All Quiet on the Western Front. (Hahaha Got ya!)




It is never ever quiet on this western front. What were you thinking?? The latest adventure in our wild lives is... We are moving. We are all beyond excited. Blake can't even sleep at night because of the sheer thought. Roxy has no idea what we have in store for her. We are moving into base housing away from the bizarre neighbors, the skateboard gang that lives in our complex, and best of all the birds that poop all over my car and live in my eaves. Really what are eaves anyways?

Moving on, we are moving into a three bedroom ranch house with a fenced in back yard and two full bathrooms. We also have a dishwasher.. and that is not even the best part... wait for it... here it comes... We have a laundry room! Wooooo! I am beyond excited. I am just dreaming in visions of Clorox and Tide. I will have stain removal pens in all colors, I will have shelves upon shelves of various fabric softeners, and the best part is I will not have a single quarter anywhere in my house. Why? you ask? Because, my machines are not coin operated!! Now, if only I can convince my husband that the fabric softener does not make his clothes "too soft". That is a direct quote.

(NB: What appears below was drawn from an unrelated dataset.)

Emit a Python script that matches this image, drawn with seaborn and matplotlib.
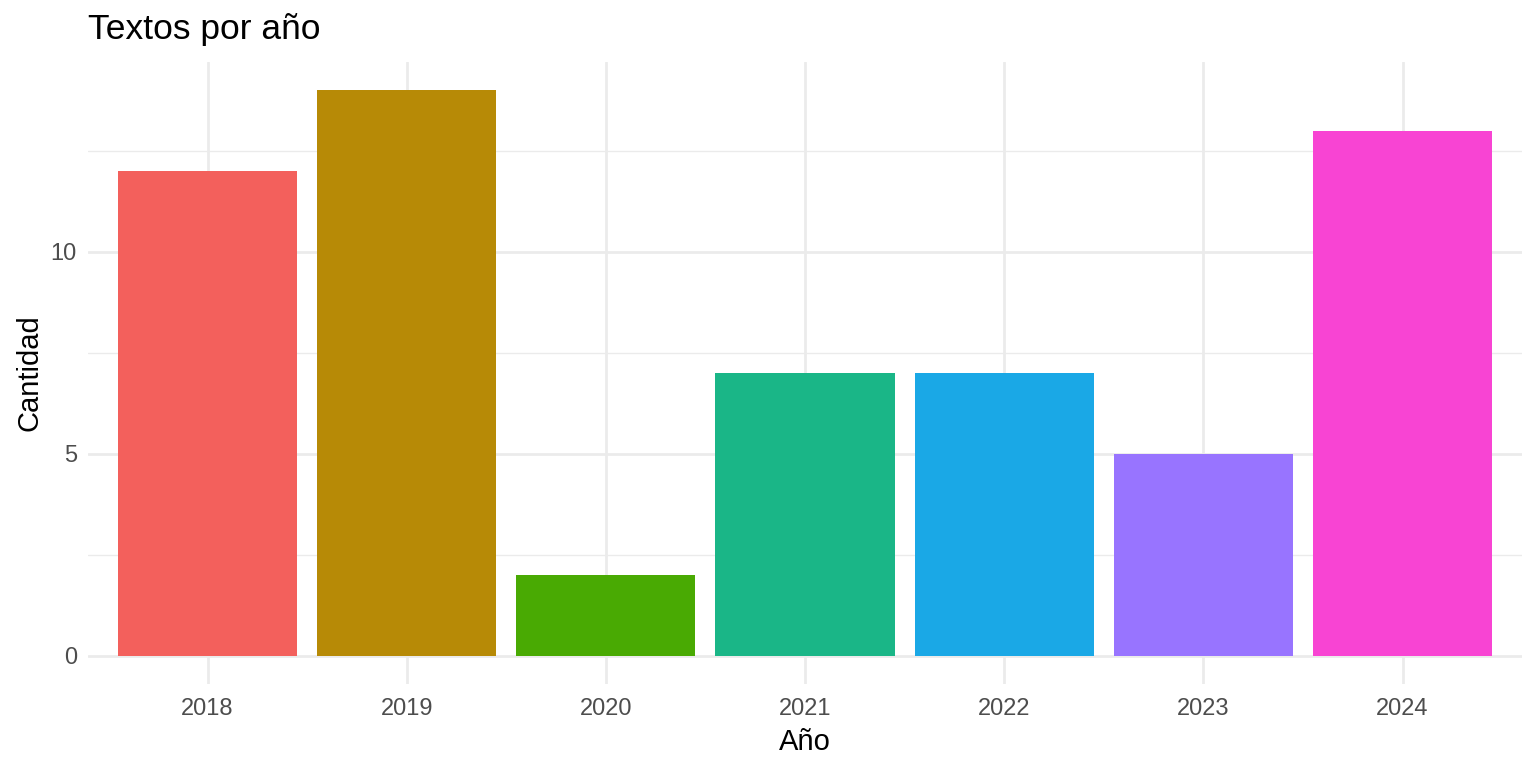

Escaping the neighbors will be an added bonus. We really are surrounded by nice people..but things get strange. Like the day Steve woke me up to tell me that the neighbor wanted to borrow my car. Um.....? I have spoken to said neighbor MAYBE three times. Possibly a few more "hellos". "Yea", he continued, "I told her I would send you over". I thought he must be mistaken, but when I showed up on her doorstep...cautiously as her ferocious dog wagged his tail warily and looked ready to pounce... She exclaimed " I think your husband misunderstood" " I wanted to borrow your car, because my daughter is asleep and I need dog food." Hm. Really? Your daughter is 3, is she just going to stay here? I hesitated, my car is very new, but besides that, I love my pretty shiny red car and I had terribly visions of it being totaled. "I have a license, I can show you...." she continued. I told her that I was sorry that my insurance only covered my hubby and I. She seemed disappointed. Huh, I guess I would be too if a random person didn't want to GIVE me their car. We went out later, where she continued to tell me how much her three year old daughter "pissed her off" and how she got three bare-bottom spankings, and time out for hiding her mom's glasses under the couch. This of course was after she had to clean her room. This is the same little girl who climbs up on toys, opens her second story window and looks at me while I clean up dog poo. She never says much, throws occasional toys out at me, sticks her tounge out at me...etc. One day I heard a little voice "The doggie is going poo poo again". Thank you. I love nothing more than cleaning up poop with an interactive audience.
Then there is the couple with the purple mustang. They are very nice and all, but I was walking down the back stretch of yard the other day, chasing the pooping dog with a bag and shovel in hand. I was decked out in my best pj's with a topknot on my head, and I see a smiling face waving at me thru the glass. As fast as it appeared it disappeared. But not before I realized, and he realized that he was in nothing but a bathrobe and his whitey tighties!
Ahhhhh, new neighbors...how i cannot wait to meet you.

1 comment:

  1. So the neighbor who wanted your car...would this be the same neighbor who was insistent that you and Roxy join her for some dog playing fun? She sounds wonderful.